Daily Management Review

Plan to Form $175 Billion Bank Approved by Abu Dhabi’s NBAD, FGB


07/05/2016




Plan to Form $175 Billion Bank Approved by Abu Dhabi’s NBAD, FGB
In a deal that will create a regional powerhouse with $175 billion of assets, the National Bank of Abu Dhabi PJSC is merging with rival First Gulf Bank PJSC.
 
While FGB’s shares will be de-listed and the lender will operate under the National Bank of Abu Dhabi name, FGB shareholders will hold 52 percent of the combined entity -- billed as a merger of equals. Implying a 3.9 percent discount to the June 30 close, NBAD will exchange 1.254 of its own shares for each FGB share. FGB managing director Abdulhamid Saeed will ultimately take over the new entity after the merger takes place and until then the chief executive officers of both banks will continue.
 
The aim of combining the largest banks of Abu Dhabi is to bolster its ability to lend and secure funding as it grapples with a more than 50 percent drop in oil prices over the past two years and to better compete in size with regional rivals such as Qatar National Bank SAQ. The United Arab Emirates’ financial services industry where about 50 lenders compete in a market of about 9 million people, is another  target of the merger.
 
“Creating a megabank in Abu Dhabi will help the sovereign cut costs of funding for megaprojects and also reduce lenders in the overbanked country.

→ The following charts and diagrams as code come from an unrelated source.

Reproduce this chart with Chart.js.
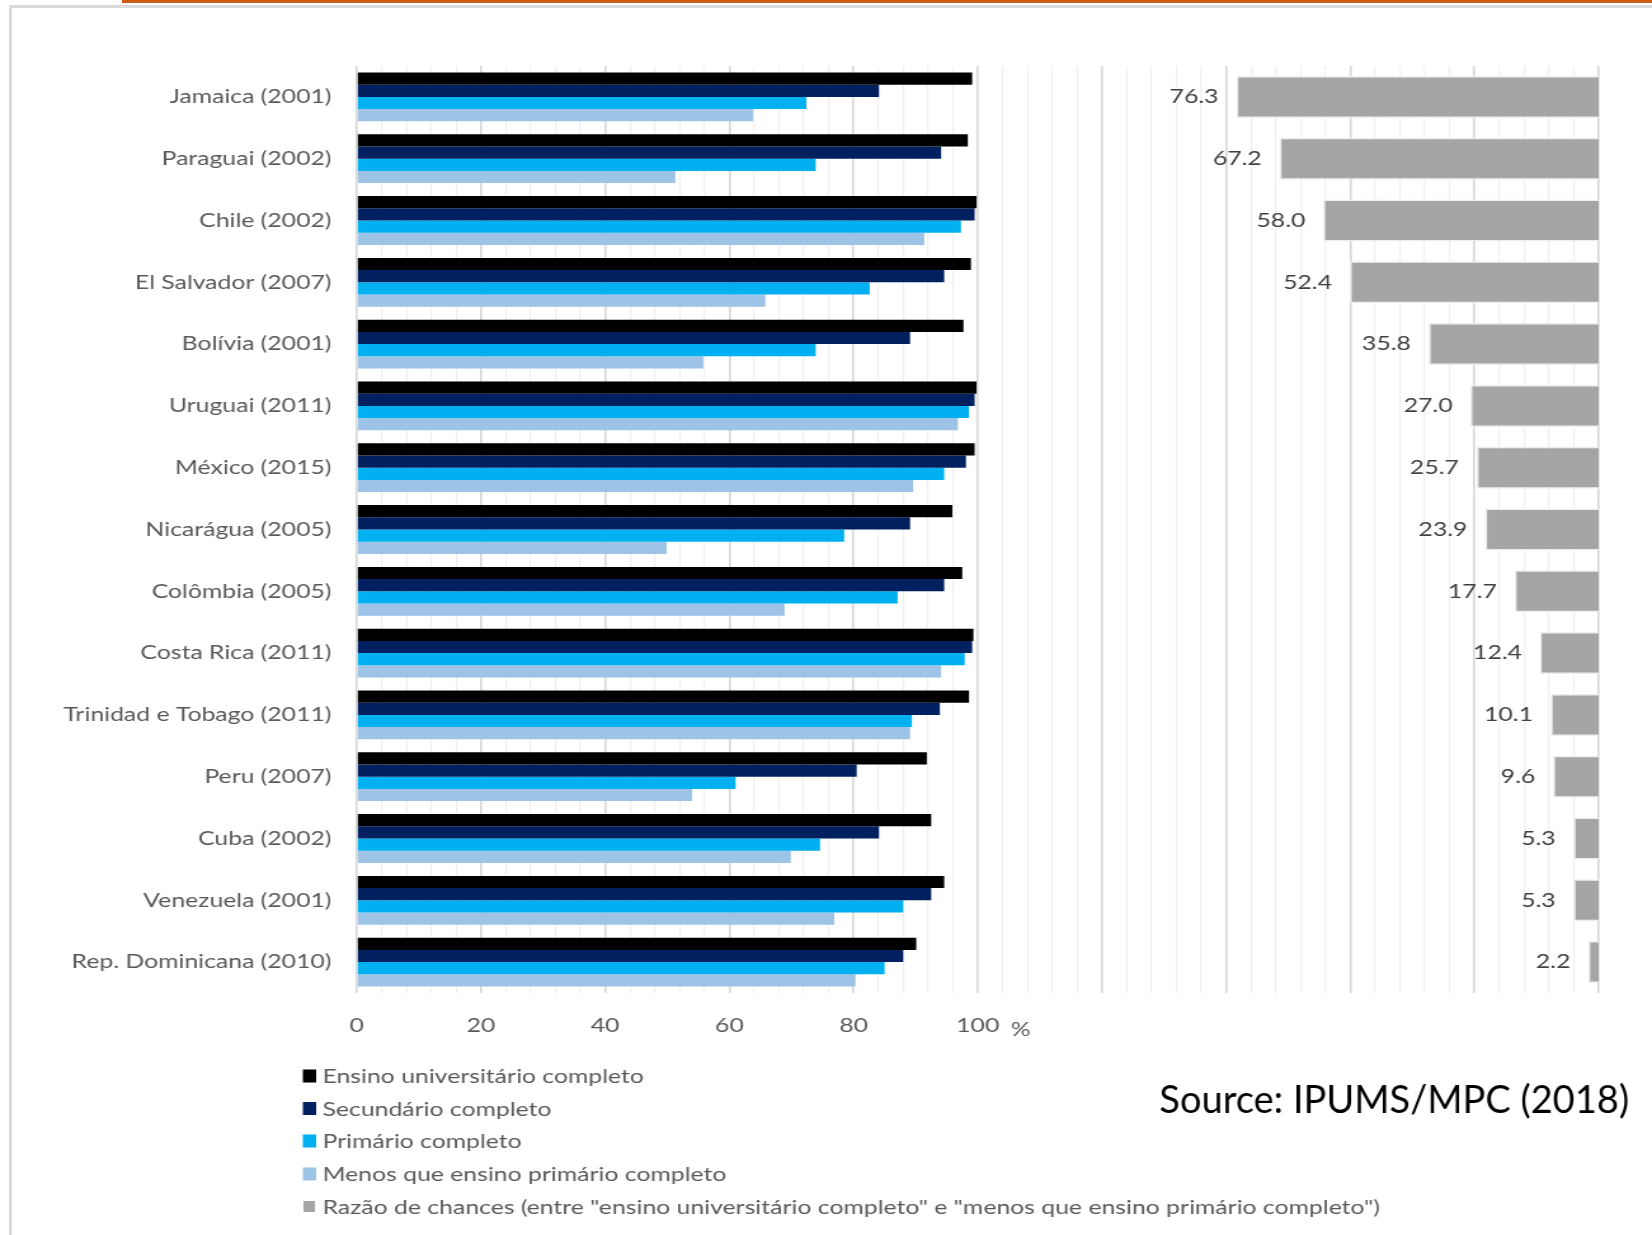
<!DOCTYPE html>
<html>
<head>
<meta charset="utf-8">
<script src="https://cdn.jsdelivr.net/npm/chart.js@4.4.1/dist/chart.umd.min.js"></script>
<style>
	body { margin: 0; background: #ffffff; overflow: hidden; }
	#topLine { position: absolute; left: 122px; right: 0; top: 0; height: 3px; background: #c95b12; }
	#frame { position: absolute; left: 9px; top: 5px; width: 1700px; height: 1300px; border-left: 3px solid #dadada; border-top: 3px solid #dadada; }
	#educationChart { position: absolute; left: 0; top: 0; }
</style>
</head>
<body>
<div id="topLine"></div>
<div id="frame"></div>
<!-- the original graphic is stretched sideways, so the canvas is drawn narrow and shown wide -->
<canvas id="educationChart" width="1301" height="1235" style="width:1652px;height:1235px"></canvas>
<script>
const countries = ['Jamaica (2001)', 'Paraguai (2002)', 'Chile (2002)', 'El Salvador (2007)', 'Bolívia (2001)',
	'Uruguai (2011)', 'México (2015)', 'Nicarágua (2005)', 'Colômbia (2005)', 'Costa Rica (2011)',
	'Trinidad e Tobago (2011)', 'Peru (2007)', 'Cuba (2002)', 'Venezuela (2001)', 'Rep. Dominicana (2010)'];

const universitario = [99.1, 98.4, 99.8, 98.9, 97.7, 99.8, 99.5, 95.9, 97.5, 99.3, 98.6, 91.8, 92.5, 94.6, 90.1];
const secundario = [84.1, 94.1, 99.5, 94.6, 89.1, 99.5, 98.1, 89.1, 94.6, 99.1, 93.9, 80.5, 84.1, 92.5, 88.0];
const primario = [72.4, 73.9, 97.3, 82.6, 73.9, 98.6, 94.6, 78.5, 87.1, 97.9, 89.4, 61.0, 74.6, 88.0, 85.0];
const menosPrimario = [63.8, 51.3, 91.4, 65.8, 55.8, 96.8, 89.6, 49.9, 68.9, 94.1, 89.1, 54.0, 69.9, 76.9, 80.3];
const razaoChances = [76.3, 67.2, 58.0, 52.4, 35.8, 27.0, 25.7, 23.9, 17.7, 12.4, 10.1, 9.6, 5.3, 5.3, 2.2];

const seriesNames = ['Ensino universitário completo', 'Secundário completo', 'Primário completo',
	'Menos que ensino primário completo',
	'Razão de chances (entre "ensino universitário completo" e "menos que ensino primário completo")'];

const xTickLabels = [0, 20, 40, 60, 80, 100];
const sourceText = 'Source: IPUMS/MPC (2018)';

const stretch = 1652 / 1301;
const fontName = 'Lato';
const textGray = '#595959';

// legend, "%" and source are drawn by hand so they can sit like in the original
const extrasPlugin = {
	id: 'extras',
	afterDatasetsDraw(chart) {
		const c = chart.ctx;
		const meta = chart.getDatasetMeta(4);
		c.save();
		c.font = '19.5px ' + fontName;
		c.fillStyle = '#404040';
		c.textAlign = 'right';
		c.textBaseline = 'middle';
		meta.data.forEach((bar, i) => {
			c.fillText(razaoChances[i].toFixed(1), bar.x - 14, bar.y);
		});
		c.restore();
	},
	afterDraw(chart) {
		const c = chart.ctx;
		c.save();
		c.font = '19.5px ' + fontName;
		c.fillStyle = textGray;
		c.textBaseline = 'middle';
		c.textAlign = 'left';
		c.fillText('%', 796, 1030);

		// legend
		const rowY = [1076, 1108.5, 1141, 1174, 1206.5];
		chart.data.datasets.forEach((ds, i) => {
			c.fillStyle = ds.backgroundColor;
			if (i === 4) {
				c.fillRect(239, rowY[i] - 5.5, 9, 11);
			} else {
				c.fillRect(238.5, rowY[i] - 6.5, 10.5, 13);
			}
			c.fillStyle = textGray;
			c.fillText(seriesNames[i], 254, rowY[i] + 1);
		});

		// source note is not stretched
		c.scale(1 / stretch, 1);
		c.font = '38px ' + fontName;
		c.fillStyle = '#000000';
		c.textAlign = 'right';
		c.fillText(sourceText, 1629, 1101);
		c.restore();
	}
};

var ctx = document.getElementById('educationChart').getContext('2d');

var chart = new Chart(ctx, {
	type: 'bar',
	data: {
		labels: countries,
		datasets: [
			{ label: seriesNames[0], data: universitario, backgroundColor: '#000000', xAxisID: 'x' },
			{ label: seriesNames[1], data: secundario, backgroundColor: '#002060', xAxisID: 'x' },
			{ label: seriesNames[2], data: primario, backgroundColor: '#00b0f0', xAxisID: 'x' },
			{ label: seriesNames[3], data: menosPrimario, backgroundColor: '#9dc3e6', xAxisID: 'x' },
			{
				// odds ratio grows from the right edge, on its own reversed axis
				label: seriesNames[4],
				data: razaoChances,
				backgroundColor: '#a5a5a5',
				borderColor: '#ededed',
				borderWidth: 1.5,
				xAxisID: 'x2',
				grouped: false,
				categoryPercentage: 0.68
			}
		]
	},
	options: {
		indexAxis: 'y',
		responsive: false,
		devicePixelRatio: 1,
		animation: false,
		categoryPercentage: 0.79,
		barPercentage: 1.0,
		layout: {
			padding: { top: 66, right: 42, bottom: 0, left: 0 }
		},
		plugins: {
			legend: { display: false },
			tooltip: { enabled: false }
		},
		scales: {
			x: {
				min: 0,
				max: 200,
				border: { display: false },
				grid: {
					drawTicks: false,
					tickLength: 0,
					color: (c) => (c.tick && c.tick.value % 20 === 0) ? '#d6d6d6' : '#efefef',
					lineWidth: (c) => (c.tick && c.tick.value % 20 === 0) ? 1.6 : 1.2
				},
				ticks: {
					stepSize: 4,
					maxTicksLimit: 100,
					autoSkip: false,
					maxRotation: 0,
					padding: 21,
					color: textGray,
					font: { family: fontName, size: 19.5 },
					callback: (value) => xTickLabels.includes(value) ? String(value) : ''
				},
				afterFit: (scale) => { scale.height = 242; }
			},
			x2: {
				display: false,
				reverse: true,
				min: 0,
				max: 261.5
			},
			y: {
				border: { display: false },
				grid: { display: false, drawTicks: false, tickLength: 0 },
				ticks: {
					padding: 20,
					color: textGray,
					font: { family: fontName, size: 19.5 }
				},
				afterFit: (scale) => { scale.width = 281; }
			}
		}
	},
	plugins: [extrasPlugin]
});
</script>
</body>
</html>
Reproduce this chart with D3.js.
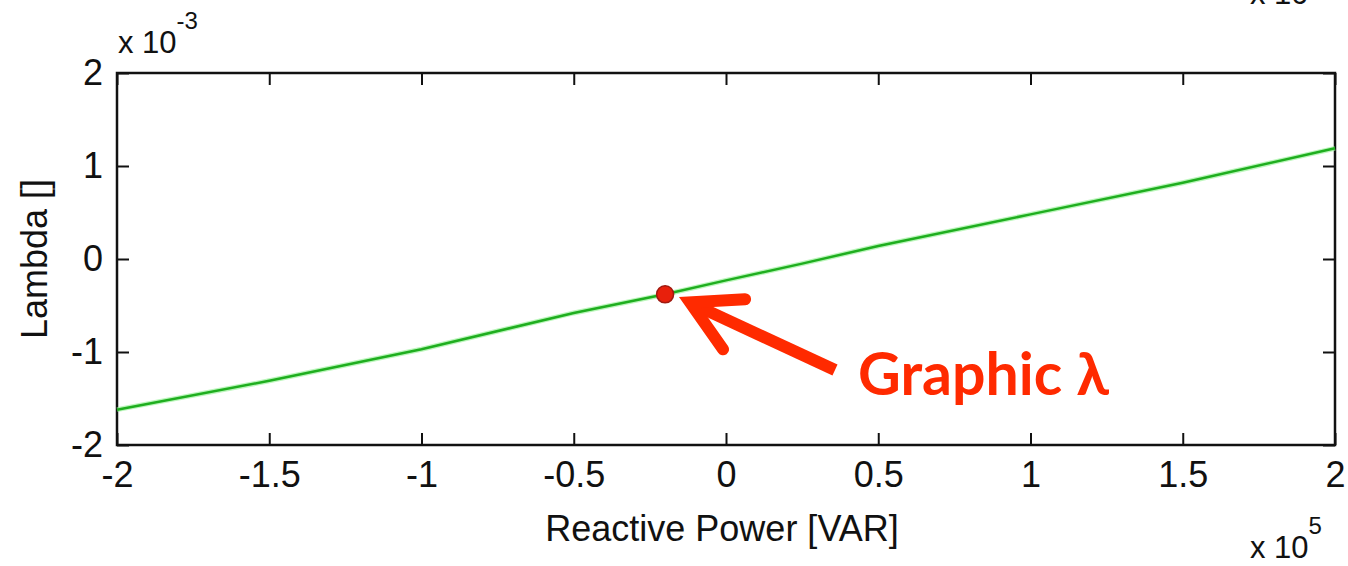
<!DOCTYPE html>
<html>
<head>
<meta charset="utf-8">
<script src="https://cdn.jsdelivr.net/npm/d3@7"></script>
<style>
  body { margin: 0; background: #fff; }
  text { font-family: "Liberation Sans", Arial, sans-serif; }
</style>
</head>
<body>
<div id="plot"></div>
<script>
// data (x in 1e5 VAR, y in 1e-3)
const power = [-2, -1.5, -1, -0.5, -0.2, 0, 0.25, 0.5, 1, 1.5, 2];
const lambda = [-1.62, -1.31, -0.97, -0.58, -0.38, -0.23, -0.05, 0.14, 0.48, 0.82, 1.19];
const xTicks = [-2, -1.5, -1, -0.5, 0, 0.5, 1, 1.5, 2];
const yTicks = [-2, -1, 0, 1, 2];
const marked = [-0.2, -0.38];

const width = 1348, height = 566;
const margin = {top: 73, right: 13, bottom: 121, left: 117};
const w = width - margin.left - margin.right;
const h = height - margin.top - margin.bottom;

let svg = d3.select("#plot").append("svg")
    .attr("width", width)
    .attr("height", height);

let g = svg.append("g")
    .attr("transform", `translate(${margin.left}, ${margin.top})`);

let x = d3.scaleLinear().domain([-2, 2]).range([0, w]);
let y = d3.scaleLinear().domain([-2, 2]).range([h, 0]);

// axes with inward ticks on all four sides
const fmt = d => String(d);
let axes = [
    [d3.axisBottom(x).tickValues(xTicks).tickFormat(fmt).tickSize(-12).tickPadding(16), `translate(0, ${h})`],
    [d3.axisTop(x).tickValues(xTicks).tickFormat("").tickSize(-12), null],
    [d3.axisLeft(y).tickValues(yTicks).tickFormat(fmt).tickSize(-12).tickPadding(14), null],
    [d3.axisRight(y).tickValues(yTicks).tickFormat("").tickSize(-12), `translate(${w}, 0)`]
];
for (const [ax, tr] of axes) {
    let a = g.append("g").call(ax);
    if (tr) a.attr("transform", tr);
    a.select(".domain").remove();
    a.selectAll(".tick line").attr("stroke", "#111").attr("stroke-width", 2);
    a.selectAll(".tick text").style("font-size", "36px").attr("fill", "#111");
}

// frame
g.append("rect")
    .attr("width", w).attr("height", h)
    .attr("fill", "none").attr("stroke", "#111").attr("stroke-width", 2.5);

// line
let line = d3.line().x((d, i) => x(power[i])).y(d => y(d));
g.append("path")
    .datum(lambda)
    .attr("d", line)
    .attr("fill", "none")
    .attr("stroke", "#8ef08e")
    .attr("stroke-width", 5)
    .attr("opacity", 0.6);
g.append("path")
    .datum(lambda)
    .attr("d", line)
    .attr("fill", "none")
    .attr("stroke", "#1fae1f")
    .attr("stroke-width", 2.5);

// marked point
g.append("circle")
    .attr("cx", x(marked[0])).attr("cy", y(marked[1]))
    .attr("r", 8.5)
    .attr("fill", "#e8200c")
    .attr("stroke", "#a01a10").attr("stroke-width", 1.5);

// axis labels
svg.append("text")
    .attr("x", margin.left + x(0) - 4).attr("y", 541)
    .style("text-anchor", "middle")
    .style("font-size", "36px").attr("fill", "#111")
    .text("Reactive Power [VAR]");

svg.append("text")
    .attr("transform", `translate(47, ${margin.top + y(0)}) rotate(-90)`)
    .style("text-anchor", "middle")
    .style("font-size", "36px").attr("fill", "#111")
    .text("Lambda []");

// exponent labels
let expTop = svg.append("text").attr("x", 118).attr("y", 53).style("font-size", "31px").attr("fill", "#111");
expTop.append("tspan").text("x 10");
expTop.append("tspan").attr("dy", -24).style("font-size", "24px").text("-3");

let expBot = svg.append("text").attr("x", 1250).attr("y", 558).style("font-size", "31px").attr("fill", "#111");
expBot.append("tspan").text("x 10");
expBot.append("tspan").attr("dy", -24).style("font-size", "24px").text("5");

// clipped leftover from the figure above
svg.append("text").attr("x", 1250).attr("y", 4).style("font-size", "31px").attr("fill", "#111").text("x 10");

// annotation arrow
const red = "#ff2a00";
let tip = [margin.left + x(marked[0]) + 25, margin.top + y(marked[1]) + 8];
svg.append("line")
    .attr("x1", tip[0] + 10).attr("y1", tip[1] + 5)
    .attr("x2", 835).attr("y2", 370)
    .attr("stroke", red).attr("stroke-width", 12).attr("stroke-linecap", "butt");
svg.append("polyline")
    .attr("points", `${tip[0] + 55},${tip[1] - 3} ${tip[0]},${tip[1]} ${tip[0] + 33},${tip[1] + 47}`)
    .attr("fill", "none")
    .attr("stroke", red).attr("stroke-width", 12)
    .attr("stroke-linecap", "round").attr("stroke-linejoin", "miter");

svg.append("text")
    .attr("x", 858).attr("y", 395)
    .style("font-family", "Lato, 'Open Sans', sans-serif")
    .style("font-weight", "bold")
    .style("font-size", "59px")
    .attr("fill", red)
    .text("Graphic λ");
</script>
</body>
</html>
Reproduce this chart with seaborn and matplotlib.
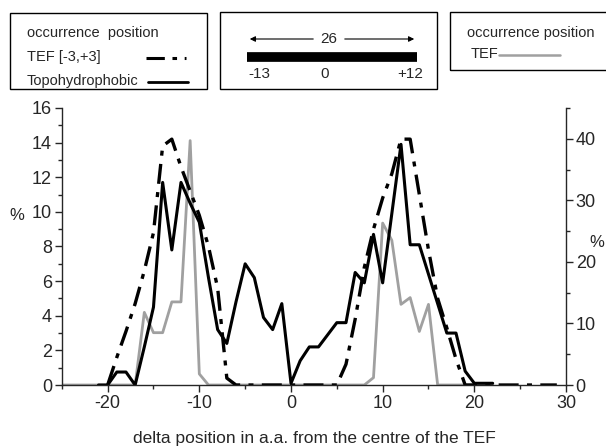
import numpy as np
import pandas as pd
import matplotlib
matplotlib.use('Agg')
import matplotlib.pyplot as plt
from matplotlib.patches import Rectangle, FancyArrowPatch
from matplotlib.lines import Line2D
from matplotlib.ticker import MultipleLocator
import seaborn as sns

# Topohydrophobic occurrence (left axis, %)
topo_pos = list(range(-21, 23))
topo_val = [0, 0, 0.75, 0.75, 0, 2.2, 4.5, 11.7, 7.8, 11.7, 10.5, 9.4, 6.2, 3.2, 2.4,
            4.8, 7.0, 6.2, 3.9, 3.2, 4.7, 0.1, 1.4, 2.2, 2.2, 2.9, 3.6, 3.6, 6.5, 5.9,
            8.7, 5.9, 9.9, 13.9, 8.1, 8.1, 6.4, 4.7, 3.0, 3.0, 0.8, 0.1, 0.1, 0.1]

# TEF [-3,+3] occurrence (left axis, %)
tef33_pos = list(range(-20, 30))
tef33_val = [0, 1.6, 3.1, 4.7, 6.6, 8.8, 13.8, 14.2, 12.6, 11.2, 9.8, 8.0, 5.6, 0.4,
             0, 0, 0, 0, 0, 0, 0, 0, 0, 0, 0, 0, 1.2, 3.8, 6.8, 9.0, 10.8, 12.2, 14.2,
             14.2, 11.0, 7.8, 5.0, 3.3, 1.5, 0, 0, 0, 0, 0, 0, 0, 0, 0, 0, 0]

# TEF occurrence (right axis, %)
tef_pos = list(range(-25, 23))
tef_val = [0, 0, 0, 0, 0, 0, 0, 0, 0, 11.8, 8.5, 8.5, 13.5, 13.5, 39.7, 1.8, 0,
           0, 0, 0, 0, 0, 0, 0, 0, 0, 0, 0, 0, 0, 0, 0, 0, 0, 1.2, 26.3, 23.5,
           13.1, 14.2, 8.7, 13.1, 0, 0, 0, 0, 0, 0, 0]

sns.set_style('ticks')
plt.rcParams['font.family'] = ['Liberation Sans', 'DejaVu Sans']
plt.rcParams['axes.unicode_minus'] = False

fig = plt.figure(figsize=(6.06, 4.48), dpi=100)
ax = fig.add_axes([0.102, 0.1406, 0.832, 0.6184])
ax2 = ax.twinx()

topo = pd.DataFrame({'pos': topo_pos, 'val': topo_val})
tef33 = pd.DataFrame({'pos': tef33_pos, 'val': tef33_val})
tef = pd.DataFrame({'pos': tef_pos, 'val': tef_val})

dashdot = (0, (6, 2.5, 1.5, 2.5))

# gray TEF curve sits on the right axis, behind the black curves
sns.lineplot(data=tef, x='pos', y='val', ax=ax2, color='#a0a0a0', lw=2.0)
sns.lineplot(data=tef33, x='pos', y='val', ax=ax, color='black', lw=2.4,
             dashes=False, linestyle=dashdot)
sns.lineplot(data=topo, x='pos', y='val', ax=ax, color='black', lw=2.2)

ax.set_zorder(ax2.get_zorder() + 1)
ax.patch.set_visible(False)

ax.set_xlim(-25, 30)
ax.set_ylim(0, 16)
ax2.set_ylim(0, 45)
ax.xaxis.set_major_locator(MultipleLocator(10))
ax.xaxis.set_minor_locator(MultipleLocator(5))
ax.yaxis.set_major_locator(MultipleLocator(2))
ax.yaxis.set_minor_locator(MultipleLocator(1))
ax2.yaxis.set_major_locator(MultipleLocator(10))
ax2.yaxis.set_minor_locator(MultipleLocator(5))

for a in (ax, ax2):
    a.spines['top'].set_visible(False)
    for s in a.spines.values():
        s.set_linewidth(1.0)
    a.tick_params(which='major', length=5, width=1, labelsize=13, pad=2)
    a.tick_params(which='minor', length=3, width=1)
ax.spines['right'].set_visible(False)
ax2.spines['left'].set_visible(False)
ax2.spines['bottom'].set_visible(False)

ax.set_xlabel('delta position in a.a. from the centre of the TEF', fontsize=12.5, labelpad=14)
ax.set_ylabel('%', rotation=0, fontsize=12)
ax.yaxis.set_label_coords(-0.089, 0.585)
ax2.set_ylabel('%', rotation=0, fontsize=12)
ax2.yaxis.set_label_coords(1.062, 0.54)

# legend boxes drawn in figure pixels
W, H = 606.0, 448.0
def fx(px):
    return px / W
def fy(py):
    return 1 - py / H

def box(x0, y0, x1, y1):
    fig.add_artist(Rectangle((fx(x0), fy(y1)), fx(x1) - fx(x0), fy(y0) - fy(y1),
                             transform=fig.transFigure, fill=False, lw=1.0, ec='black'))

def seg(x0, x1, y, **kw):
    fig.add_artist(Line2D([fx(x0), fx(x1)], [fy(y), fy(y)], transform=fig.transFigure, **kw))

box(10, 13, 207, 89)
fig.text(fx(27), fy(33), 'occurrence  position', fontsize=10.5, va='center')
fig.text(fx(27), fy(57), 'TEF [-3,+3]', fontsize=10.5, va='center')
fig.text(fx(27), fy(81), 'Topohydrophobic', fontsize=10.5, va='center')
seg(146, 186, 58, color='black', lw=2.2, linestyle=dashdot)
seg(148, 188, 82, color='black', lw=2.0)

box(220, 12, 437, 89)
seg(247, 417, 57, color='black', lw=7, solid_capstyle='butt')
fig.text(fx(329), fy(39), '26', fontsize=11, ha='center', va='center')
fig.add_artist(FancyArrowPatch((fx(316), fy(39)), (fx(247), fy(39)), transform=fig.transFigure,
                               arrowstyle='-|>', mutation_scale=8, lw=0.8, color='black'))
fig.add_artist(FancyArrowPatch((fx(342), fy(39)), (fx(417), fy(39)), transform=fig.transFigure,
                               arrowstyle='-|>', mutation_scale=8, lw=0.8, color='black'))
fig.text(fx(259), fy(74), '-13', fontsize=11, ha='center', va='center')
fig.text(fx(325), fy(74), '0', fontsize=11, ha='center', va='center')
fig.text(fx(410), fy(74), '+12', fontsize=11, ha='center', va='center')

box(450, 12, 610, 70)
fig.text(fx(531), fy(33), 'occurrence position', fontsize=10.5, ha='center', va='center')
fig.text(fx(471), fy(54), 'TEF', fontsize=10.5, va='center')
seg(499, 560, 55, color='#a0a0a0', lw=1.8)

fig.savefig('out.png', dpi=100)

The merger terms will bring NBAD’s valuation close to that of FGB.,” said Reda Gomaa, a portfolio manager at Mashreq Asset Management in Dubai.
 
Even though integration costs will about 600 million dirhams, the plan will deliver savings of about 500 million dirhams ($136 million) annually. About 37 percent of the merged bank would be owned by the Abu Dhabi government and related entities.
 
Holding about 26 percent of the U.A.E.’s outstanding loans, the combined bank will be among the largest in the Middle East and North Africa. It will also combine FGB’s strength in consumer banking with NBAD’s position in wholesale banking and advisory and have a presence overseas in cities including Singapore, Hong Kong, Geneva and London.
 
“We see very strong merits of the merger,” said Jaap Meijer, a Dubai-based managing director for research at Arqaam Capital Ltd. With “NBAD buying FGB, the entity secures a better credit rating right away,” he said.
 
To help plug a budget deficit exacerbated by the slump in crude prices, Abu Dhabi -- holder of about six percent of global oil reserves -- is cutting spending and tapping cash reserves. Plans to merge its two biggest state-owned investment companies, International Petroleum Investment Co. and Mubadala Development Co. were announced made by it last week.
 
With a return on average equity of 14.1 percent, the combined bank will have a Tier 1 capital ratio of 15.7 percent. According to the statement issued by the authorities, the new bank would have a lending book composed of 52 percent of loans to businesses, 26 percent to retail and 22 percent to the government sector.
 
Chiradeep Ghosh, a banking analyst at Securities & Investment Co. in Bahrain, said that a "bigger balance sheet will help the merged entity to tap more business and grab greater share of syndicated loans".